Saudi hint: Excess oil supply, low price not designed to hit Russia

Saudi Arabia, the largest producer in the OPEC oil cartel, cannot reduce its output because of competitive pressure despite plunging prices, the kingdom's oil minister said on Thursday.

Ali al-Nuaimi denied that "political objectives" play a role in decisions about production, and expressed optimism for the future despite crude's price drop of about 50 per cent since June.

"It is difficult, or even impossible, for Saudi Arabia or OPEC to undertake any measure that would lead to a reduction in (their) share of the market and an increase in that of others" who do not
belong to the cartel, he said in comments to the official Saudi Press Agency.

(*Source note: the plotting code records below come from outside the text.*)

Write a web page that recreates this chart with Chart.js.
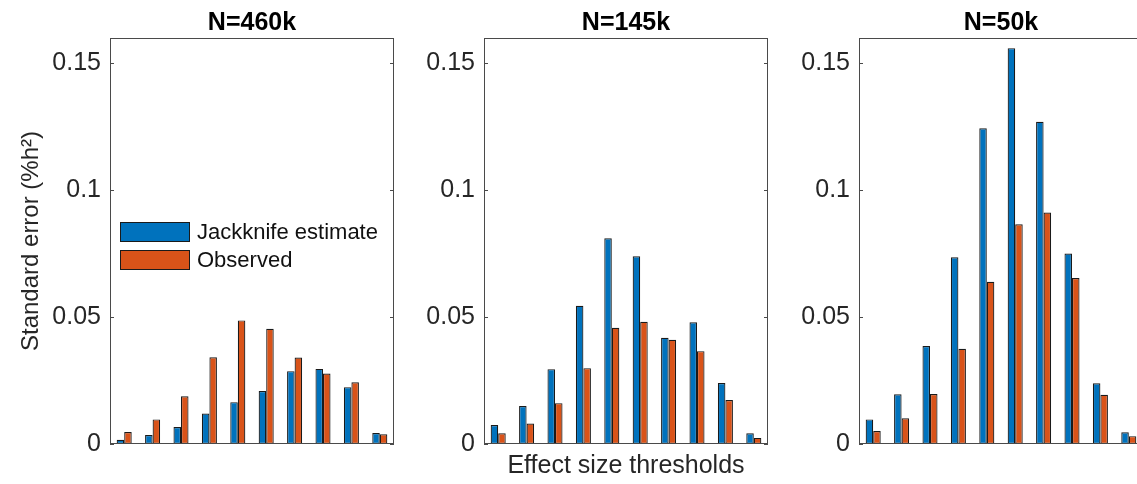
<!DOCTYPE html>
<html>
<head>
<meta charset="utf-8">
<script src="https://cdn.jsdelivr.net/npm/chart.js@4.4.1/dist/chart.umd.min.js"></script>
<style>
  html, body { margin: 0; padding: 0; background: #fff; width: 1137px; height: 484px; overflow: hidden; }
  canvas { position: absolute; top: 0; }
</style>
</head>
<body>
<canvas id="c460" width="400" height="484" style="left:0px"></canvas>
<canvas id="c145" width="360" height="484" style="left:414px"></canvas>
<canvas id="c50" width="360" height="484" style="left:789px"></canvas>
<script>
// ======================================================================
var categories = ['1', '2', '3', '4', '5', '6', '7', '8', '9', '10']
var seriesNames = ['Jackknife estimate', 'Observed']
var panelTitles = ['N=460k', 'N=145k', 'N=50k']

var jackknife460 = [0.0017, 0.0035, 0.0067, 0.0120, 0.0165, 0.0209, 0.0287, 0.0296, 0.0224, 0.0043]
var observed460 = [0.0047, 0.0097, 0.0188, 0.0342, 0.0487, 0.0454, 0.0341, 0.0278, 0.0243, 0.0038]
var jackknife145 = [0.0075, 0.0150, 0.0295, 0.0545, 0.0811, 0.0740, 0.0419, 0.0480, 0.0240, 0.0042]
var observed145 = [0.0042, 0.0081, 0.0161, 0.0299, 0.0458, 0.0482, 0.0411, 0.0366, 0.0173, 0.0024]
var jackknife50 = [0.0097, 0.0196, 0.0386, 0.0736, 0.1244, 0.1560, 0.1270, 0.0751, 0.0239, 0.0046]
var observed50 = [0.0051, 0.0101, 0.0197, 0.0375, 0.0639, 0.0866, 0.0912, 0.0654, 0.0194, 0.0031]

var yTicks = [0, 0.05, 0.1, 0.15]
var yTickLabels = ['0', '0.05', '0.1', '0.15']

var FONT = "'Liberation Sans', Arial, Helvetica, sans-serif"
var BLUE = '#0072BD'
var ORANGE = '#D95319'
var EDGE = '#1a1a1a'

// box round the plot area plus the small inward ticks on both sides
var boxPlugin = {
    id: 'matlabBox',
    afterDatasetsDraw: function (chart) {
        var a = chart.chartArea
        var ctx = chart.ctx
        var y = chart.scales.y
        ctx.save()
        ctx.strokeStyle = '#4a4a4a'
        ctx.lineWidth = 1
        ctx.strokeRect(Math.round(a.left) + 0.5, Math.round(a.top) + 0.5,
            Math.round(a.right - a.left) - 1, Math.round(a.bottom - a.top) - 1)
        yTicks.forEach(function (v) {
            var py = Math.round(y.getPixelForValue(v)) + 0.5
            ctx.beginPath()
            ctx.moveTo(a.left, py); ctx.lineTo(a.left + 4, py)
            ctx.moveTo(a.right - 4, py); ctx.lineTo(a.right, py)
            ctx.stroke()
        })
        ctx.restore()
    }
}

// legend drawn inside the first panel
var legendPlugin = {
    id: 'insideLegend',
    afterDraw: function (chart) {
        if (!chart.options.plugins.insideLegend.show) return
        var a = chart.chartArea
        var ctx = chart.ctx
        ctx.save()
        ctx.font = '22px ' + FONT
        ctx.textBaseline = 'middle'
        chart.data.datasets.forEach(function (ds, i) {
            var bx = a.left + 10
            var by = a.top + 184 + i * 28
            ctx.fillStyle = ds.backgroundColor
            ctx.fillRect(bx, by, 70, 20)
            ctx.strokeStyle = EDGE
            ctx.lineWidth = 1
            ctx.strokeRect(bx + 0.5, by + 0.5, 69, 19)
            ctx.fillStyle = '#111'
            ctx.fillText(ds.label, bx + 77, by + 11)
        })
        ctx.restore()
    }
}

function makePanel(id, title, jack, obs, yWidth, showYTitle, showXTitle, showLegend) {
    var ctx = document.getElementById(id).getContext('2d')
    return new Chart(ctx, {
        type: 'bar',
        data: {
            labels: categories,
            datasets: [{
                label: seriesNames[0],
                data: jack,
                backgroundColor: BLUE,
                borderColor: EDGE,
                borderWidth: 1.2,
                borderSkipped: false,
            },
            {
                label: seriesNames[1],
                data: obs,
                backgroundColor: ORANGE,
                borderColor: EDGE,
                borderWidth: 1.2,
                borderSkipped: false,
            }]
        },
        options: {
            responsive: false,
            animation: false,
            devicePixelRatio: 1,
            categoryPercentage: 0.53,
            barPercentage: 1.0,
            layout: { padding: { left: 0, right: 6, top: 0, bottom: 0 } },
            plugins: {
                legend: { display: false },
                tooltip: { enabled: false },
                insideLegend: { show: showLegend },
                title: {
                    display: true,
                    fullSize: false,
                    text: title,
                    color: '#000',
                    font: { family: FONT, size: 25, weight: 'bold' },
                    padding: { top: 8, bottom: 0 }
                }
            },
            scales: {
                x: {
                    type: 'category',
                    grid: { display: false },
                    border: { display: false },
                    ticks: { display: false },
                    title: {
                        display: showXTitle,
                        text: 'Effect size thresholds',
                        color: '#262626',
                        font: { family: FONT, size: 25 },
                        padding: { top: 0, bottom: 3 }
                    },
                    afterFit: function (s) { s.height = 40 }
                },
                y: {
                    min: 0,
                    max: 0.16,
                    grid: { display: false, drawTicks: false },
                    border: { display: false },
                    ticks: {
                        padding: 9,
                        color: '#262626',
                        font: { family: FONT, size: 25 },
                        callback: function (v) {
                            var k = yTicks.indexOf(v)
                            return k >= 0 ? yTickLabels[k] : ''
                        }
                    },
                    afterBuildTicks: function (s) {
                        s.ticks = yTicks.map(function (v) { return { value: v } })
                    },
                    title: {
                        display: showYTitle,
                        text: 'Standard error (%h²)',
                        color: '#262626',
                        font: { family: FONT, size: 24 },
                        padding: { top: 17, bottom: 0 }
                    },
                    afterFit: function (s) { s.width = yWidth }
                }
            }
        },
        plugins: [boxPlugin, legendPlugin]
    })
}

makePanel('c460', panelTitles[0], jackknife460, observed460, 110, true, false, true)
makePanel('c145', panelTitles[1], jackknife145, observed145, 70, false, true, false)
makePanel('c50', panelTitles[2], jackknife50, observed50, 70, false, false, false)
</script>
</body>
</html>
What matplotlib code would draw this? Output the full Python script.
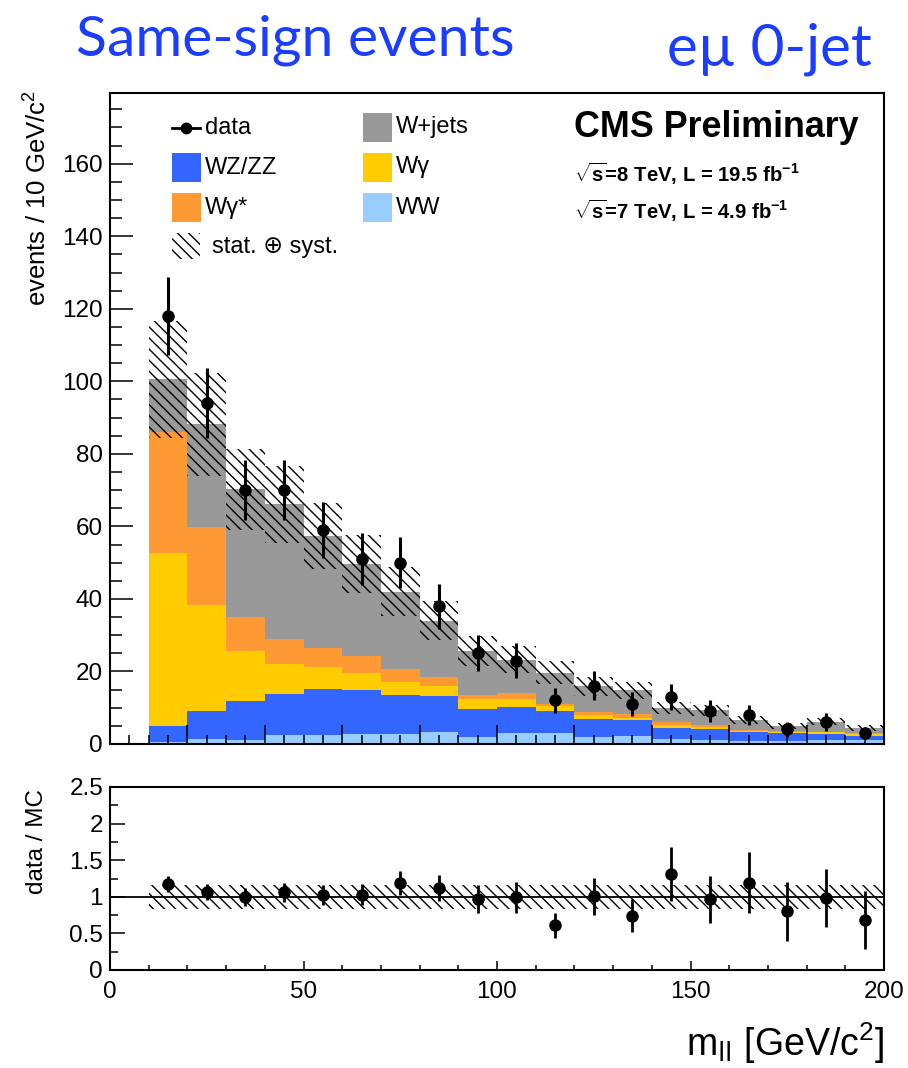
import numpy as np
import matplotlib
matplotlib.use("Agg")
import matplotlib.pyplot as plt
from matplotlib.patches import Rectangle
from matplotlib.lines import Line2D
from matplotlib.ticker import MultipleLocator, FuncFormatter

# ---- binning (m_ll, GeV/c^2) ----
bin_edges = [10, 20, 30, 40, 50, 60, 70, 80, 90, 100, 110,
             120, 130, 140, 150, 160, 170, 180, 190, 200]

# ---- observed events per bin ----
data = [118, 94, 70, 70, 59, 51, 50, 38, 25, 23, 12, 16, 11, 13, 9, 8, 4, 6, 3]

# ---- background predictions per bin (stack order bottom -> top) ----
ww = [0.5, 1.4, 1.2, 2.4, 2.4, 2.8, 2.8, 3.3, 2.0, 3.0,
      3.0, 1.8, 2.1, 1.4, 1.0, 0.7, 0.7, 1.0, 1.0]
wz_zz = [4.6, 7.8, 10.7, 11.5, 12.8, 12.2, 10.8, 9.8, 7.7, 7.2,
         6.2, 5.1, 4.4, 3.0, 3.0, 2.5, 2.3, 1.8, 1.3]
wgamma = [47.7, 29.0, 13.8, 8.2, 5.9, 4.6, 3.6, 2.8, 2.6, 2.3,
          1.2, 1.1, 0.8, 0.9, 0.6, 0.5, 0.4, 0.4, 0.5]
wgammastar = [33.3, 21.7, 9.2, 6.9, 5.4, 4.7, 3.5, 2.7, 1.1, 1.5,
              0.7, 0.9, 1.0, 0.8, 0.6, 0.2, 0.2, 0.2, 0.2]
wjets = [14.5, 28.2, 35.3, 37.1, 30.9, 25.3, 21.3, 15.4, 12.3, 9.2,
         8.6, 7.0, 6.5, 3.8, 4.1, 2.8, 1.4, 2.7, 1.4]

# relative stat. (+) syst. uncertainty on the total prediction
rel_unc = [0.16, 0.16, 0.16, 0.16, 0.16, 0.16, 0.16, 0.16, 0.16, 0.16,
           0.16, 0.16, 0.16, 0.16, 0.16, 0.16, 0.16, 0.16, 0.16]

components = [
    ("WW", ww, "#99ccff"),
    ("WZ/ZZ", wz_zz, "#3366ff"),
    ("W\u03b3", wgamma, "#ffcc00"),
    ("W\u03b3*", wgammastar, "#ff9933"),
    ("W+jets", wjets, "#999999"),
]

plt.rcParams["font.family"] = ["Liberation Sans", "DejaVu Sans"]
plt.rcParams["mathtext.fontset"] = "custom"
plt.rcParams["mathtext.rm"] = "Liberation Sans"
plt.rcParams["mathtext.it"] = "Liberation Sans:italic"
plt.rcParams["mathtext.bf"] = "Liberation Sans:bold"
plt.rcParams["mathtext.default"] = "regular"
plt.rcParams["hatch.linewidth"] = 1.0

HATCH = "\\\\\\"

W, H = 908, 1068
fig = plt.figure(figsize=(W / 100, H / 100), dpi=100)


def fx(px):
    return px / W


def fy(py):
    return 1 - py / H


ax = fig.add_axes([fx(110), fy(744), fx(884) - fx(110), fy(93) - fy(744)])
rax = fig.add_axes([fx(110), fy(970), fx(884) - fx(110), fy(787) - fy(970)])

edges = np.array(bin_edges, dtype=float)
centers = 0.5 * (edges[:-1] + edges[1:])
data_arr = np.array(data, dtype=float)

# stacked backgrounds
bottom = np.zeros(len(data))
for name, vals, col in components:
    top = bottom + np.array(vals)
    ax.stairs(top, edges, baseline=bottom, fill=True, color=col, lw=0)
    bottom = top
total = bottom

# uncertainty band
unc = total * np.array(rel_unc)
ax.stairs(total + unc, edges, baseline=total - unc, fill=True,
          facecolor="none", edgecolor="black", hatch=HATCH, lw=0)

# data
ax.errorbar(centers, data_arr, yerr=np.sqrt(data_arr), fmt="o", color="black",
            ms=8, elinewidth=2.2, capsize=0, zorder=5)

ax.set_xlim(0, 200)
ax.set_ylim(0, 179.5)
ax.xaxis.set_major_locator(MultipleLocator(20))
ax.xaxis.set_minor_locator(MultipleLocator(5))
ax.yaxis.set_major_locator(MultipleLocator(20))
ax.yaxis.set_minor_locator(MultipleLocator(5))
ax.tick_params(axis="x", which="major", direction="in", length=13.5, width=1.1,
               labelbottom=False)
ax.tick_params(axis="x", which="minor", direction="in", length=6.5, width=1.1)
ax.tick_params(axis="y", which="major", direction="in", length=16.5, width=1.1,
               labelsize=17.5, pad=5)
ax.tick_params(axis="y", which="minor", direction="in", length=8.5, width=1.1)
for sp in ax.spines.values():
    sp.set_linewidth(1.5)

# ratio panel
ratio = data_arr / total
ratio_err = np.sqrt(data_arr) / total
rel = np.array(rel_unc)
rax.stairs(1 + rel, edges, baseline=1 - rel, fill=True,
           facecolor="none", edgecolor="black", hatch=HATCH, lw=0)
rax.axhline(1.0, color="black", lw=1.3)
rax.errorbar(centers, ratio, yerr=ratio_err, fmt="o", color="black",
             ms=8, elinewidth=2.0, capsize=0, zorder=5)
rax.set_xlim(0, 200)
rax.set_ylim(0, 2.5)
rax.xaxis.set_major_locator(MultipleLocator(50))
rax.xaxis.set_minor_locator(MultipleLocator(10))
rax.yaxis.set_major_locator(MultipleLocator(0.5))
rax.yaxis.set_minor_locator(MultipleLocator(0.25))
rax.yaxis.set_major_formatter(FuncFormatter(lambda v, p: f"{v:g}"))
rax.tick_params(axis="x", which="major", direction="in", length=6.5, width=1.1,
                labelsize=17.5, pad=8)
rax.tick_params(axis="x", which="minor", direction="in", length=3.5, width=1.1)
rax.tick_params(axis="y", which="major", direction="in", length=11, width=1.1,
                labelsize=17.5, pad=5)
rax.tick_params(axis="y", which="minor", direction="in", length=6, width=1.1)
for sp in rax.spines.values():
    sp.set_linewidth(1.5)

# axis titles
fig.text(fx(38), fy(90), "events / 10 GeV/c$^{2}$", rotation=90,
         ha="center", va="top", fontsize=18.5)
fig.text(fx(37), fy(789), "data / MC", rotation=90,
         ha="center", va="top", fontsize=17.5)
fig.text(fx(884), fy(1056), "m$_{\\mathsf{ll}}$ [GeV/c$^{2}$]",
         ha="right", va="baseline", fontsize=27)

# headline
fig.text(fx(76), fy(56), "Same-sign events", color="#1b3dff",
         family=["Lato", "DejaVu Sans"], fontsize=41, va="baseline", ha="left")
fig.text(fx(872), fy(66), "e\u00b5 0-jet", color="#1b3dff",
         family=["Lato", "DejaVu Sans"], fontsize=42, va="baseline", ha="right")

# CMS label and luminosity
fig.text(fx(574), fy(137), "CMS Preliminary", fontsize=25.8, fontweight="bold",
         va="baseline", ha="left")
fig.text(fx(574), fy(182), "$\\sqrt{s}$=8 TeV, L = 19.5 fb$^{-1}$",
         fontsize=14.6, fontweight="bold", va="baseline", ha="left")
fig.text(fx(574), fy(219), "$\\sqrt{s}$=7 TeV, L = 4.9 fb$^{-1}$",
         fontsize=14.6, fontweight="bold", va="baseline", ha="left")

# legend
leg_fs = 17
line = Line2D([fx(172), fx(186), fx(200)], [fy(128)] * 3, transform=fig.transFigure,
              color="black", lw=2, marker="o", ms=7.5, markevery=[1])
fig.add_artist(line)
fig.text(fx(205), fy(128), "data", fontsize=leg_fs, va="center", ha="left")

legend_boxes = [
    ("WZ/ZZ", "#3366ff", 172, 167.5),
    ("W\u03b3*", "#ff9933", 172, 207.5),
    ("W+jets", "#999999", 363, 127.5),
    ("W\u03b3", "#ffcc00", 363, 167.5),
    ("WW", "#99ccff", 363, 207.5),
]
for lab, col, x0, yc in legend_boxes:
    r = Rectangle((fx(x0), fy(yc + 14.5)), fx(29), 29 / H, transform=fig.transFigure,
                  facecolor=col, edgecolor="none")
    fig.add_artist(r)
    fig.text(fx(x0 + 33), fy(yc), lab, fontsize=leg_fs, va="center", ha="left")

hr = Rectangle((fx(172), fy(259)), fx(28), 26 / H, transform=fig.transFigure,
               facecolor="none", edgecolor="black", hatch=HATCH, lw=0)
fig.add_artist(hr)
fig.text(fx(212), fy(247), "stat. \u2295 syst.", fontsize=leg_fs, va="center", ha="left")

fig.savefig("out.png", dpi=100)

Nuaimi said that while OPEC's output has not changed in years, production by non-cartel nations "has been increasing constantly".

He added that price fluctuations "are normal" for commodities including oil.

"The situation that we and the world currently face is temporary," Nuaimi said, citing a combination
of factors including slower global growth, increased supply, and reduced demand growth for oil. "The global economy, particularly the economies of emerging countries, will resume growth steadily, and then demand for oil will also grow."

Crude prices traded above $100 a barrel earlier this year but have fallen to multi-year lows since June. Prices plunged even further after the Organisation of the Petroleum Exporting Countries decided last month against cutting production.